Zwei Dinge fallen hier auf. Erstens ist mir völlig unklar, wie ein erfahrener Beamter ein Protokoll erstellen kann, ohne dies von dem eigentlich vernehmenden Beamten abzeichnen zu lassen. Und zweitens stelle ich erneut fest, dass die Beamten nicht auf ihre Aussagen in dem Verfahren vorbereitet sind. Es ist unabdingbar, die Inhalte der Akten zu kennen, um hier eine korrekte Einlassung abgeben zu können.

Im Anschluss wird ein weiterer Zeuge rund um das Thema Kajak gehört. Allerdings gibt es hier keine weiteren Erkenntnisse, so dass der Richter die Beteiligten vorerst in die Mittagspause schickt.

Gutachten zeigt: Der Angeklagte Mario K. birgt hohes Rückfallrisiko

Danach wird der psychologische Sachverständige Dr. H. gehört. Dr. H. hatte von der Staatsanwaltschaft den Auftrag, die Schuldfähigkeit des Angeklagten festzustellen und die Notwendigkeit der Sicherheitsverwahrung gemäß § 66 StGB. Wohlgemerkt geht es in diesem Gutachten nicht darum, ob der Angeklagte die Taten begangen hat.

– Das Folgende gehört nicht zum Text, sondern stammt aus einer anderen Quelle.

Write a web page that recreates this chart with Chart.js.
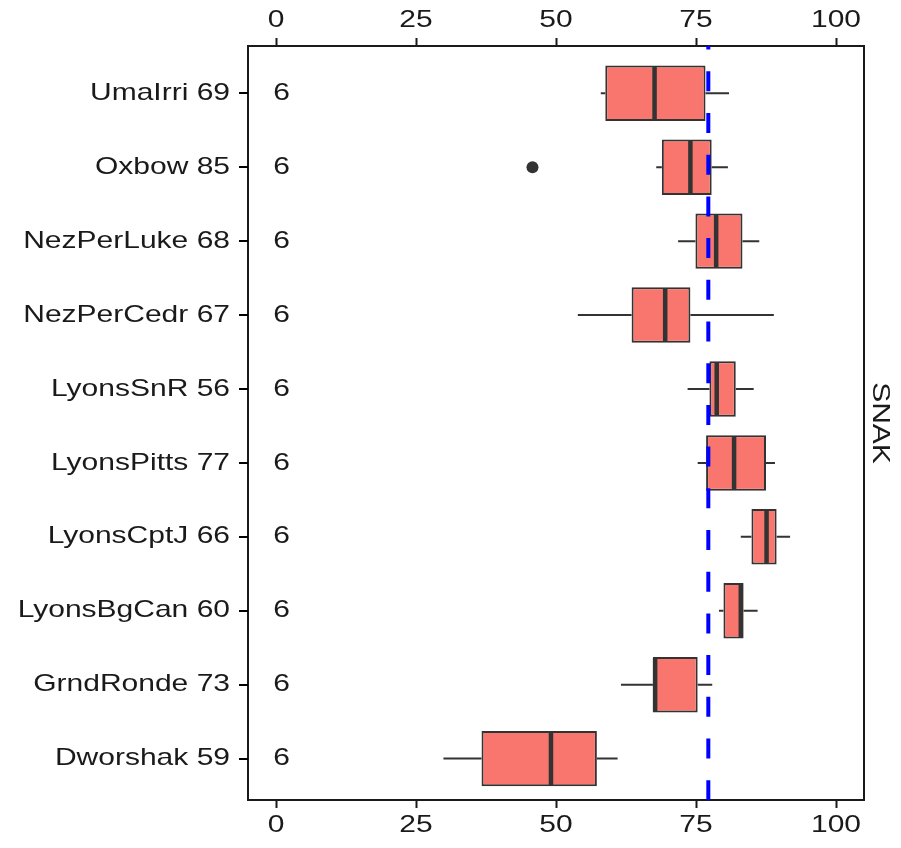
<!DOCTYPE html>
<html>
<head>
<meta charset="utf-8">
<script src="https://cdn.jsdelivr.net/npm/chart.js@4.4.1/dist/chart.umd.min.js"></script>
<style>
  html, body { margin: 0; padding: 0; background: #fff; }
  #wrap { position: relative; width: 901px; height: 848px; }
</style>
</head>
<body>
<div id="wrap"><canvas id="chart"></canvas></div>
<script>
// sites from top to bottom
const sites = ['UmaIrri 69', 'Oxbow 85', 'NezPerLuke 68', 'NezPerCedr 67', 'LyonsSnR 56',
               'LyonsPitts 77', 'LyonsCptJ 66', 'LyonsBgCan 60', 'GrndRonde 73', 'Dworshak 59'];
const lowWhisker  = [58.0, 67.9, 71.8, 53.9, 73.5, 75.3, 83.0, 79.1, 61.6, 29.9];
const q1          = [58.8, 68.9, 74.9, 63.5, 77.4, 76.8, 84.9, 79.9, 67.3, 36.7];
const median      = [67.6, 74.0, 78.6, 69.5, 78.7, 81.8, 87.6, 83.0, 67.7, 49.1];
const q3          = [76.7, 77.8, 83.3, 74.0, 82.1, 87.5, 89.4, 83.5, 75.3, 57.3];
const highWhisker = [80.9, 80.7, 86.3, 88.9, 85.3, 89.1, 91.8, 86.0, 77.9, 61.0];
const outliers = [{ site: 1, value: 45.8 }];
const counts = [6, 6, 6, 6, 6, 6, 6, 6, 6, 6];
const countPos = 1;
const refLine = 77.2;
const xTicks = [0, 25, 50, 75, 100];
const panelTitle = 'SNAK';

const FONT = { family: "'Liberation Sans', Arial, sans-serif", size: 24 };
const TEXT_STRETCH = 1.25;
const INK = '#1a1a1a';
const BOX_LINE = '#333333';

// the reference renders its text wide; stretch text along its own direction
const stretchText = {
    id: 'stretchText',
    beforeDraw(chart) {
        const ctx = chart.ctx;
        const fill = CanvasRenderingContext2D.prototype.fillText;
        ctx.fillText = function (text, x, y) {
            this.save();
            this.translate(x, y);
            this.scale(TEXT_STRETCH, 1);
            fill.call(this, text, 0, 0);
            this.restore();
        };
    },
    afterDraw(chart) {
        delete chart.ctx.fillText;
    }
};

const boxParts = {
    id: 'boxParts',
    beforeDatasetsDraw(chart) {
        const { ctx, scales: { x, y } } = chart;
        ctx.save();
        ctx.strokeStyle = BOX_LINE;
        ctx.lineWidth = 2;
        sites.forEach((s, i) => {
            const py = y.getPixelForValue(i);
            ctx.beginPath();
            ctx.moveTo(x.getPixelForValue(lowWhisker[i]), py);
            ctx.lineTo(x.getPixelForValue(q1[i]), py);
            ctx.moveTo(x.getPixelForValue(q3[i]), py);
            ctx.lineTo(x.getPixelForValue(highWhisker[i]), py);
            ctx.stroke();
        });
        ctx.restore();
    },
    afterDatasetsDraw(chart) {
        const { ctx, chartArea, scales: { x, y } } = chart;
        const half = Math.abs(y.getPixelForValue(1) - y.getPixelForValue(0)) * 0.75 / 2;
        ctx.save();
        ctx.strokeStyle = BOX_LINE;
        ctx.lineWidth = 4.5;
        sites.forEach((s, i) => {
            const py = y.getPixelForValue(i);
            const px = x.getPixelForValue(median[i]);
            ctx.beginPath();
            ctx.moveTo(px, py - half + 1);
            ctx.lineTo(px, py + half - 1);
            ctx.stroke();
        });

        // sample counts
        ctx.fillStyle = INK;
        ctx.font = FONT.size + 'px ' + FONT.family;
        ctx.textAlign = 'center';
        ctx.textBaseline = 'middle';
        counts.forEach((n, i) => {
            ctx.fillText(String(n), x.getPixelForValue(countPos), y.getPixelForValue(i));
        });

        // reference line
        const rx = x.getPixelForValue(refLine);
        ctx.strokeStyle = '#0000ff';
        ctx.lineWidth = 4;
        ctx.setLineDash([20, 21.7]);
        ctx.lineDashOffset = 16.4;
        ctx.beginPath();
        ctx.moveTo(rx, chartArea.top);
        ctx.lineTo(rx, chartArea.bottom);
        ctx.stroke();
        ctx.restore();
    },
    afterDraw(chart) {
        // tick marks of the site axis
        const { ctx, chartArea, scales: { y } } = chart;
        ctx.save();
        ctx.setLineDash([]);
        ctx.strokeStyle = '#000000';
        ctx.lineWidth = 2;
        sites.forEach((s, i) => {
            const py = Math.round(y.getPixelForValue(i));
            ctx.beginPath();
            ctx.moveTo(chartArea.left - 9, py);
            ctx.lineTo(chartArea.left, py);
            ctx.stroke();
        });
        ctx.restore();
    }
};

const setTicks = (values) => (scale) => { scale.ticks = values.map(v => ({ value: v })); };
const siteIdx = sites.map((s, i) => i);

const xAxis = (position, height) => ({
    type: 'linear',
    position: position,
    min: -5,
    max: 105,
    afterBuildTicks: setTicks(xTicks),
    afterFit: (scale) => { scale.height = height; },
    grid: { display: true, drawOnChartArea: false, drawTicks: true, tickLength: 8, tickWidth: 2, tickColor: INK },
    border: { display: true, color: INK, width: 2 },
    ticks: { color: INK, font: FONT, padding: 3, maxRotation: 0, autoSkip: false }
});

new Chart(document.getElementById('chart'), {
    data: {
        datasets: [{
            type: 'bar',
            data: sites.map((s, i) => ({ y: i, x: [q1[i], q3[i]] })),
            backgroundColor: '#F8766D',
            borderColor: BOX_LINE,
            borderWidth: 2,
            borderSkipped: false,
            categoryPercentage: 1,
            barPercentage: 0.75,
            xAxisID: 'x',
            yAxisID: 'y'
        }, {
            type: 'scatter',
            data: outliers.map(o => ({ x: o.value, y: o.site })),
            pointRadius: 6,
            pointBackgroundColor: BOX_LINE,
            pointBorderWidth: 0,
            xAxisID: 'x',
            yAxisID: 'y'
        }]
    },
    options: {
        indexAxis: 'y',
        responsive: true,
        maintainAspectRatio: false,
        animation: false,
        layout: { padding: 0 },
        plugins: { legend: { display: false }, tooltip: { enabled: false } },
        scales: {
            x: xAxis('bottom', 48),
            x2: xAxis('top', 46),
            y: {
                type: 'linear',
                position: 'left',
                reverse: true,
                offset: false,
                min: -0.64,
                max: 9.56,
                afterBuildTicks: setTicks(siteIdx),
                afterFit: (scale) => { scale.width = 248; },
                grid: { display: false, tickLength: 8 },
                border: { display: true, color: INK, width: 2 },
                ticks: { color: INK, font: FONT, padding: 10, autoSkip: false,
                         callback: (v) => sites[v] }
            },
            y2: {
                type: 'linear',
                position: 'right',
                offset: false,
                min: -0.64,
                max: 9.56,
                afterFit: (scale) => { scale.width = 37; },
                grid: { display: false },
                border: { display: true, color: INK, width: 2 },
                ticks: { display: false },
                title: { display: true, text: panelTitle, color: INK, font: FONT, padding: { top: 7, bottom: 0 } }
            }
        }
    },
    plugins: [stretchText, boxParts]
});
</script>
</body>
</html>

Schon zu Beginn der Vorstellung seines Gutachtens stellt Dr. H. fest, dass sich dieses lediglich auf die Aktenlage und die Hauptverhandlung bezieht, da der Angeklagte nicht bereit war, mit ihm zu sprechen. Darüber hinaus legte Dr. H. dem Gutachten zugrunde, dass der Angeklagte die ihm hier vorgeworfenen Taten tatsächlich begangen hat. Im Ergebnis des Gutachtens konstatiert der Gutachter, dass der Angeklagte trotz einer dissozialen Persönlichkeitsstörung voll schuldfähig sei. Auch die anschließende Sicherheitsverwahrung nach § 66 StGB befürwortete der Gutachter aufgrund des aus psychologischer Sicht hohen Rückfallrisikos. Der Angeklagte gehört demnach in die Hochrisikogruppe. Dr. H. begründet seine Einschätzung mit der schwankenden Motivation des Angeklagten, Normen einzuhalten, der fehlenden Einsicht nach langen Haftstrafen und der Bereitschaft zu einem rücksichtslosen Verhalten zur Erreichung seiner Ziele. Auch hier betont Dr. H., dass seine Erkenntnisse auf der Grundlage des Nachweises der dem Angeklagten zur Last gelegten Taten gewonnen wurden.

Auf Nachfragen der Nebenklagevertreter hebt der Sachverständige hervor, dass die hier verhandelten Taten sehr wahrscheinlich von einem Täter mit dissozialer Verhaltensstörung begangen wurden. Hierfür sprächen das hohe Maß der Eigensicherung, die Inkaufnahme der Beschädigung der Gesundheit der Opfer durch das Führen und den Einsatz der Schusswaffe und die umfassende Planungssicherheit.

Auf weitere Fragen der Nebenklage reagiert der Sachverständige sehr deutlich. Die Nebenklage will wissen, ob der Täter weitere Entführungstaten geplant habe. Der Sachverständige gab an, er sei kein Profiler und könne somit keine seriöse Stellung zu der Frage beziehen.

Es folgt der Auftritt der Verteidigung, die zwei bis drei Fragen avisiert – es werden 23.

Neben verschiedenen Einzelheiten scheint mir vor allem bemerkenswert, dass der Verteidiger bei einem Wort ein Störgefühl aufzeigte. Der Sachverständige hatte in seinem Gutachten beschrieben, dass der Angeklagte bei einer seiner Taten “skrupellos” die Schusswaffe einsetzte. Verteidiger W. hält jedoch dagegen, dass es sich ja um Notwehr gehandelt hätte und der Angeklagte in den Boden geschossen habe. Allerdings stellte das Gericht bereits früher fest, dass es sich eben nicht um eine Notwehrsituation handelte.

Sei es drum; die Tatsache, dass der Angeklagte hier widerrechtlich eine scharfe Waffe mit sich führte, scheint der Verteidigung entgangen zu sein. Das Führen einer Schusswaffe und auch das Schießen in den Boden gefährdet immer Menschenleben.

Am Ende dieses Fragenkomplexes wird deutlich, dass aufgrund der fehlenden Kooperation des Angeklagten, die ihm rechtlich gewährt wird, die Erstellung des Gutachtens schwierig gewesen sein muss.